Excessive pressure will definitely bruise the flowers, yet insufficient pressure will cause shrinkage. The springy quality of the polyester adjusts to the changing shape of the flowers, expanding or compressing as they flatten. Keep the press in a warm, dry place as the flowers dry. Drying time will vary depending upon temperature and humidity. Most small flowers will be dry in four to five days. Pansies may require seven or eight. Flowers are dry when they are stiff and crisp throughout. Partially dry flowers feel cold to the touch. Don’t remove the flowers from the press until they are completely dry.
Partly dried flowers will shrink and pucker up. In unusually cold and damp weather, slip your press into the oven using only the gas pilot light for heat. If you don’t have a pilot light, preheat the oven to 100 degrees and turn it off before placing the press inside. Each day, until the flowers are dry, preheat the oven, turn off the heat, and place the press inside. Put a sign on the outside of the oven to remind yourself and others that the press is inside.

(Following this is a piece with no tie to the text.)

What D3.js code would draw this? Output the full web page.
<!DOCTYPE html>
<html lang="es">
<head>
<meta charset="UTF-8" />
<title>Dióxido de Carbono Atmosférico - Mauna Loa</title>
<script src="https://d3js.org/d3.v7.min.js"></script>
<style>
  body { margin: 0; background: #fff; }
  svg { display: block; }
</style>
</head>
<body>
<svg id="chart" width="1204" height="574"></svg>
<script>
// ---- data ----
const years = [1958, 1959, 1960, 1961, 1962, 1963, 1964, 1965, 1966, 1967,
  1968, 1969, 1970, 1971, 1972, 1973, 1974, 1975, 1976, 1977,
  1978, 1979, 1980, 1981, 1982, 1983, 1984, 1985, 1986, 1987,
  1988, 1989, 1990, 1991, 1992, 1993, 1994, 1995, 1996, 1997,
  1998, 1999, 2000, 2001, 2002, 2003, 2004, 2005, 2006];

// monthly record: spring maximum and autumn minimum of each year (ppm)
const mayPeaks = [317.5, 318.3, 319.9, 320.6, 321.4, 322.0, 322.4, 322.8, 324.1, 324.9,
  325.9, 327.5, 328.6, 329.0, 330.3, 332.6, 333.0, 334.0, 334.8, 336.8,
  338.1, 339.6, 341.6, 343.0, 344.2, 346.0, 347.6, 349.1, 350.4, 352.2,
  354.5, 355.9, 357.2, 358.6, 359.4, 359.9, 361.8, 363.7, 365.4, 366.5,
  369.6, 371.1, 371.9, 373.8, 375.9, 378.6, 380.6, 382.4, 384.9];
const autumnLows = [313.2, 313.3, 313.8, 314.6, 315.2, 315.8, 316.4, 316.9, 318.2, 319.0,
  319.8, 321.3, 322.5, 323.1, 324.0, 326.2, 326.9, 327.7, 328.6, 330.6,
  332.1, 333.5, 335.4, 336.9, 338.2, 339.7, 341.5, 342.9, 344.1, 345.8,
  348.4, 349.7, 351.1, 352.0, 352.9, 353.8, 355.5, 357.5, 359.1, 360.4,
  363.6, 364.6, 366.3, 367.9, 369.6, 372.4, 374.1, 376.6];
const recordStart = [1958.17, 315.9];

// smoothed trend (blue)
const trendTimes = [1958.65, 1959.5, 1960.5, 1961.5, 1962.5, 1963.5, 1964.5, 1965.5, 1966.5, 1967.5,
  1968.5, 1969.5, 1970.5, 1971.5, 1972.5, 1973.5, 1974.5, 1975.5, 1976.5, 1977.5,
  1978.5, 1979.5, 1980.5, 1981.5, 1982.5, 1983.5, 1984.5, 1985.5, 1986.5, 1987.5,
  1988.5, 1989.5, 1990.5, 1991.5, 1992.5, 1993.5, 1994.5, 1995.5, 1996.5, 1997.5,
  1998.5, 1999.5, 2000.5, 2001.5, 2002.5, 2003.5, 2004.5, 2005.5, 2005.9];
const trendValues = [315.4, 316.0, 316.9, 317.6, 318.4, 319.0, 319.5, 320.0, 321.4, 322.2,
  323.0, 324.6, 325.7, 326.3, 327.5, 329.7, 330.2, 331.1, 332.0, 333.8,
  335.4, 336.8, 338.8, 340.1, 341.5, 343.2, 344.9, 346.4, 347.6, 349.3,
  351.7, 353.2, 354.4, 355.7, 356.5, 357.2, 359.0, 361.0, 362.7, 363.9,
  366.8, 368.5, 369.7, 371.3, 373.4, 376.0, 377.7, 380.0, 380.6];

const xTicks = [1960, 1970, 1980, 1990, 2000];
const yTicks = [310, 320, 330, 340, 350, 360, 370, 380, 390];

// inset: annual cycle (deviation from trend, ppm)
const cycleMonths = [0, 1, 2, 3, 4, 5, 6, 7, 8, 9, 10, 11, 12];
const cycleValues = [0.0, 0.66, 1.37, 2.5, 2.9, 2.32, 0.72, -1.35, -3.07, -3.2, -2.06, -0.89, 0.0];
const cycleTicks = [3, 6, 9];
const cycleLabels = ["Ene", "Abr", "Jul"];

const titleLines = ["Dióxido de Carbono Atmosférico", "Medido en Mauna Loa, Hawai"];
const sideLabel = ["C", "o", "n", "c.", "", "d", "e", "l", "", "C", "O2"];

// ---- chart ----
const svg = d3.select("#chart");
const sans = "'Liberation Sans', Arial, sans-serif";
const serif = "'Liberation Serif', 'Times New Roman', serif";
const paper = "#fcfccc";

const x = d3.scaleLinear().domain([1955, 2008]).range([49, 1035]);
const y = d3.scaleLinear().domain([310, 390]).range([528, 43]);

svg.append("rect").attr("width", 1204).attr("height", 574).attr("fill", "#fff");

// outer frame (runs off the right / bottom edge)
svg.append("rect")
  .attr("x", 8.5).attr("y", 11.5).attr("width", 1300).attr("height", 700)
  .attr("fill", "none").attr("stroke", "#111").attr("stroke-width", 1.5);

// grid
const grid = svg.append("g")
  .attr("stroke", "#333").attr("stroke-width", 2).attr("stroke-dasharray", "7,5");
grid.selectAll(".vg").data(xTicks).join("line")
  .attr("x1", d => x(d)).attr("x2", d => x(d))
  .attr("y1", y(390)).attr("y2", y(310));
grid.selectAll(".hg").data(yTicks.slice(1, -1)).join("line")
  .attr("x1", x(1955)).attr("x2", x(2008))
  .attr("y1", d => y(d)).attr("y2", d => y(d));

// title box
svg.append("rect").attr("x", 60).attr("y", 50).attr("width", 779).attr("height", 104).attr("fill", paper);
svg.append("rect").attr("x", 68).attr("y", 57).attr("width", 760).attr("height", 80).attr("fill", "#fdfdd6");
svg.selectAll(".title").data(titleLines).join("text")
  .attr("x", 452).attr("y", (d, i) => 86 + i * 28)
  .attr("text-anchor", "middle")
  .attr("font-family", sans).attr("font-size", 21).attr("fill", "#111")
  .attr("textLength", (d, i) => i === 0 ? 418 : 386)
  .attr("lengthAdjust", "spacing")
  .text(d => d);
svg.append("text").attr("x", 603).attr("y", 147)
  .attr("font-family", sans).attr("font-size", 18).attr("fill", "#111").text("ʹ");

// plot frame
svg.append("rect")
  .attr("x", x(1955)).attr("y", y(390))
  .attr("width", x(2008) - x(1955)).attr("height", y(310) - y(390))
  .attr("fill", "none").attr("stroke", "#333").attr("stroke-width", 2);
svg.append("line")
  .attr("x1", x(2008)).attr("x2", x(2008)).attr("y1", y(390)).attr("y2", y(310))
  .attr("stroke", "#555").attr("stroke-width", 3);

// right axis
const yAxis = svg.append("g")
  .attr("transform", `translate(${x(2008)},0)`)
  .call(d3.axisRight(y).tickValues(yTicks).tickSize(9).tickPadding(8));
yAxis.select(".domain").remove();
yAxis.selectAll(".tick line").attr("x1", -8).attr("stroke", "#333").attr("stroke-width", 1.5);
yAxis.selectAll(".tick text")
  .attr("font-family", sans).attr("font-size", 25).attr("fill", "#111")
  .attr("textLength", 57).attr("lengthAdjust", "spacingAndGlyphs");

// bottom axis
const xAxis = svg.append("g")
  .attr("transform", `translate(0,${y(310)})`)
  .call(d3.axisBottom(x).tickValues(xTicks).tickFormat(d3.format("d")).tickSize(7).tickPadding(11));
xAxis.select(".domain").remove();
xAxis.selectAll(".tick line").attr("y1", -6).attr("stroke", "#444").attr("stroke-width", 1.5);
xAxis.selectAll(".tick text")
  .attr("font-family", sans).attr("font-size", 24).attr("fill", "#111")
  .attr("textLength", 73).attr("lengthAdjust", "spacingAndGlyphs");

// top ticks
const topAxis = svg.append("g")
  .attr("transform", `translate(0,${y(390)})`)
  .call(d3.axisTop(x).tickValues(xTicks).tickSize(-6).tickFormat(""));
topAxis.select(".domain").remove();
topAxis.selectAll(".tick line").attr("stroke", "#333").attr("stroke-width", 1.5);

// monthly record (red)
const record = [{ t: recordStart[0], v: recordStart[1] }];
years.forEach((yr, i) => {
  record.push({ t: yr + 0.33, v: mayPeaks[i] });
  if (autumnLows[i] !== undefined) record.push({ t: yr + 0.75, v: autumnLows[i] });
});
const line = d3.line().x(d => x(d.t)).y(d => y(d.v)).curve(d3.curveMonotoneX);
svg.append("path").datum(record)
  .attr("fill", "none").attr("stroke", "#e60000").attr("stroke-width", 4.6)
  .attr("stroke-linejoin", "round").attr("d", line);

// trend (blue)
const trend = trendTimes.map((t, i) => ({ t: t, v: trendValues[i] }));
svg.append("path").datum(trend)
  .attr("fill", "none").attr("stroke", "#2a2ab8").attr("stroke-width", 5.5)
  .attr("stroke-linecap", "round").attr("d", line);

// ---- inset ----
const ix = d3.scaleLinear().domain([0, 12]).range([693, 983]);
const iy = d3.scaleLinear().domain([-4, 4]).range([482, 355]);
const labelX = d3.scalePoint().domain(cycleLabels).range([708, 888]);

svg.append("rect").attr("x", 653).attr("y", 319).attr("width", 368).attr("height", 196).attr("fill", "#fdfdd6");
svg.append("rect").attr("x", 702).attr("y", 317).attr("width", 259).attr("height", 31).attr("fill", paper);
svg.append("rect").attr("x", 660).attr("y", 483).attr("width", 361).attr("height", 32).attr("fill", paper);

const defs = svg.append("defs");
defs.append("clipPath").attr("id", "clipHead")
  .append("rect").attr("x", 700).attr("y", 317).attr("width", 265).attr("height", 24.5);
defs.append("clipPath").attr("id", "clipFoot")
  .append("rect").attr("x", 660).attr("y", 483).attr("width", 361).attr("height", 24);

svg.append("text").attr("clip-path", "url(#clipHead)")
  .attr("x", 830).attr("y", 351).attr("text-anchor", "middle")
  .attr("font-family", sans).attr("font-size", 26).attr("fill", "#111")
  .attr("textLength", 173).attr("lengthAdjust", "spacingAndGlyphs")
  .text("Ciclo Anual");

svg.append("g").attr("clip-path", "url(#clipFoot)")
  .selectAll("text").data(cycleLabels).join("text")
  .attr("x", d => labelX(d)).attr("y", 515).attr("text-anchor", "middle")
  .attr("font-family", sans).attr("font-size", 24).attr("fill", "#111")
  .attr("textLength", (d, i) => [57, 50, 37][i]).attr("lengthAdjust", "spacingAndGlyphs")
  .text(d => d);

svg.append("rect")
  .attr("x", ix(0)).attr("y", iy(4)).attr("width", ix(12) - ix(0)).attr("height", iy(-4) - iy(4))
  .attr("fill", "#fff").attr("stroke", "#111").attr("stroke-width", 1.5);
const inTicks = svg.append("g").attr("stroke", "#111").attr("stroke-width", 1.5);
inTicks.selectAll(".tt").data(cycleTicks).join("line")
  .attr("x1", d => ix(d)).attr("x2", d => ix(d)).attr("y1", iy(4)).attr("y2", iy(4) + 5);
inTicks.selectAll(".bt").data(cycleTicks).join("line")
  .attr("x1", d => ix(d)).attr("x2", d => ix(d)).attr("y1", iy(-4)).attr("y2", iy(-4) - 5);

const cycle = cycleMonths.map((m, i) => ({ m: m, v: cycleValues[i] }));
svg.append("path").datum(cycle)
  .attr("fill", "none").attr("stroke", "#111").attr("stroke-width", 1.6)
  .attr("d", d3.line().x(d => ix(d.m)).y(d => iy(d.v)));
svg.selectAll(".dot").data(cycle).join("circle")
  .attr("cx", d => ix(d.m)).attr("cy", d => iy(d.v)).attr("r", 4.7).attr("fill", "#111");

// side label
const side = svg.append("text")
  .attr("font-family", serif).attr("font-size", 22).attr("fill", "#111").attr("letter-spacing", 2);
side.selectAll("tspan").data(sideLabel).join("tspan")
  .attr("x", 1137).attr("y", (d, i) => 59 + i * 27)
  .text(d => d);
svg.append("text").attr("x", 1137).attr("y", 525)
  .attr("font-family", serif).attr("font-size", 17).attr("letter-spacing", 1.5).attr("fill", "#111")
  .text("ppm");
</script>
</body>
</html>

To remove floral material from the press, slip a thin knife under the centre of the flowers. Don’t pull the petals, they may tear. Most flowers are easy to remove. Brush off any loose vegetation clinging to the pads. When the polyester pads become flattened with use, fluff them up by holding them over a steaming kettle or pot of water. Chipboard sheets can be cleaned with a damp cloth. To prevent them from warping, stack them in the press to dry.